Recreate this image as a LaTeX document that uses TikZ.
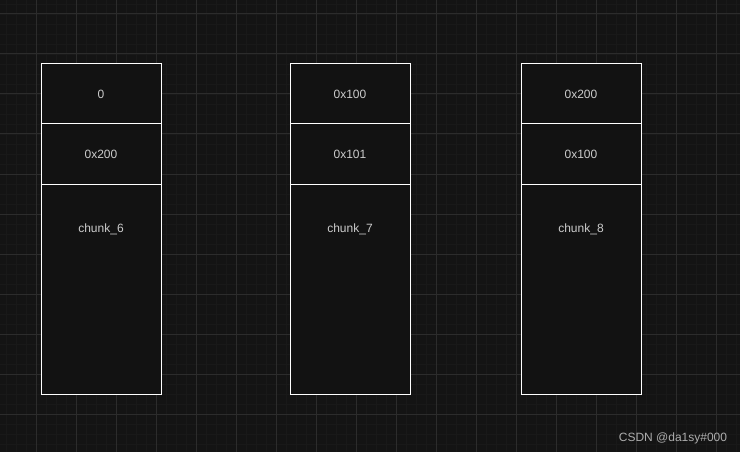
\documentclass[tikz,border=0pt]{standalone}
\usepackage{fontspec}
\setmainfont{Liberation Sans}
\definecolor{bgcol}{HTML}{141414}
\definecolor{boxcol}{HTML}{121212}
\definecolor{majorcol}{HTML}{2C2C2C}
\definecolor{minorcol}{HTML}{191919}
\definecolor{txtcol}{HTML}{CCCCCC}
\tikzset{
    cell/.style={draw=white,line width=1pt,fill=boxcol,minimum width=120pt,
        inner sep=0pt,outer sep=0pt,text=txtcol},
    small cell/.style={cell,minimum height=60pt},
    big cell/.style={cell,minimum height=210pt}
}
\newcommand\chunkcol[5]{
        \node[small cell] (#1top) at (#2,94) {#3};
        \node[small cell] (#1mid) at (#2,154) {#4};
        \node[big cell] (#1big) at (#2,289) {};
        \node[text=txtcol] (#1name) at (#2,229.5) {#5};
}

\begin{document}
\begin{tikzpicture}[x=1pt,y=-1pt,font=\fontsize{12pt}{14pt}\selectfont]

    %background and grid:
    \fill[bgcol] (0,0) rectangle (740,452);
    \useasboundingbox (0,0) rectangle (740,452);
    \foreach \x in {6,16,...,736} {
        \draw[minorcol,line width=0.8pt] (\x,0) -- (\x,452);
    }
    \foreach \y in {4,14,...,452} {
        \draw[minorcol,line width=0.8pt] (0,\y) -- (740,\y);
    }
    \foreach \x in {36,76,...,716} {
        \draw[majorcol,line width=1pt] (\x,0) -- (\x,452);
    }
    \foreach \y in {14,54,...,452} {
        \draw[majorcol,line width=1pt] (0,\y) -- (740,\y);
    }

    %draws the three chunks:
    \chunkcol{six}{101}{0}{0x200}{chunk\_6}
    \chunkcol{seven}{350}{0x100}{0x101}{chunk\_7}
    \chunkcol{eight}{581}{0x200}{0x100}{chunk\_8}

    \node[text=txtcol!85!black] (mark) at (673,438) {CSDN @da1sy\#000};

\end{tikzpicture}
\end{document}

.....

Write out the material above again, word for word, minus its pictures.

* _Problem solution_
Recreate this image as a LaTeX document that uses TikZ.
\documentclass[tikz,border=0pt]{standalone}
\usepackage{fontspec}
\setmainfont{Liberation Sans}
\definecolor{bgcol}{HTML}{141414}
\definecolor{boxcol}{HTML}{121212}
\definecolor{majorcol}{HTML}{2C2C2C}
\definecolor{minorcol}{HTML}{191919}
\definecolor{txtcol}{HTML}{CCCCCC}
\tikzset{
    cell/.style={draw=white,line width=1pt,fill=boxcol,minimum width=120pt,
        inner sep=0pt,outer sep=0pt,text=txtcol},
    small cell/.style={cell,minimum height=60pt},
    big cell/.style={cell,minimum height=210pt}
}
\newcommand\chunkcol[5]{
        \node[small cell] (#1top) at (#2,94) {#3};
        \node[small cell] (#1mid) at (#2,154) {#4};
        \node[big cell] (#1big) at (#2,289) {};
        \node[text=txtcol] (#1name) at (#2,229.5) {#5};
}

\begin{document}
\begin{tikzpicture}[x=1pt,y=-1pt,font=\fontsize{12pt}{14pt}\selectfont]

    %background and grid:
    \fill[bgcol] (0,0) rectangle (740,452);
    \useasboundingbox (0,0) rectangle (740,452);
    \foreach \x in {6,16,...,736} {
        \draw[minorcol,line width=0.8pt] (\x,0) -- (\x,452);
    }
    \foreach \y in {4,14,...,452} {
        \draw[minorcol,line width=0.8pt] (0,\y) -- (740,\y);
    }
    \foreach \x in {36,76,...,716} {
        \draw[majorcol,line width=1pt] (\x,0) -- (\x,452);
    }
    \foreach \y in {14,54,...,452} {
        \draw[majorcol,line width=1pt] (0,\y) -- (740,\y);
    }

    %draws the three chunks:
    \chunkcol{six}{101}{0}{0x200}{chunk\_6}
    \chunkcol{seven}{350}{0x100}{0x101}{chunk\_7}
    \chunkcol{eight}{581}{0x200}{0x100}{chunk\_8}

    \node[text=txtcol!85!black] (mark) at (673,438) {CSDN @da1sy\#000};

\end{tikzpicture}
\end{document}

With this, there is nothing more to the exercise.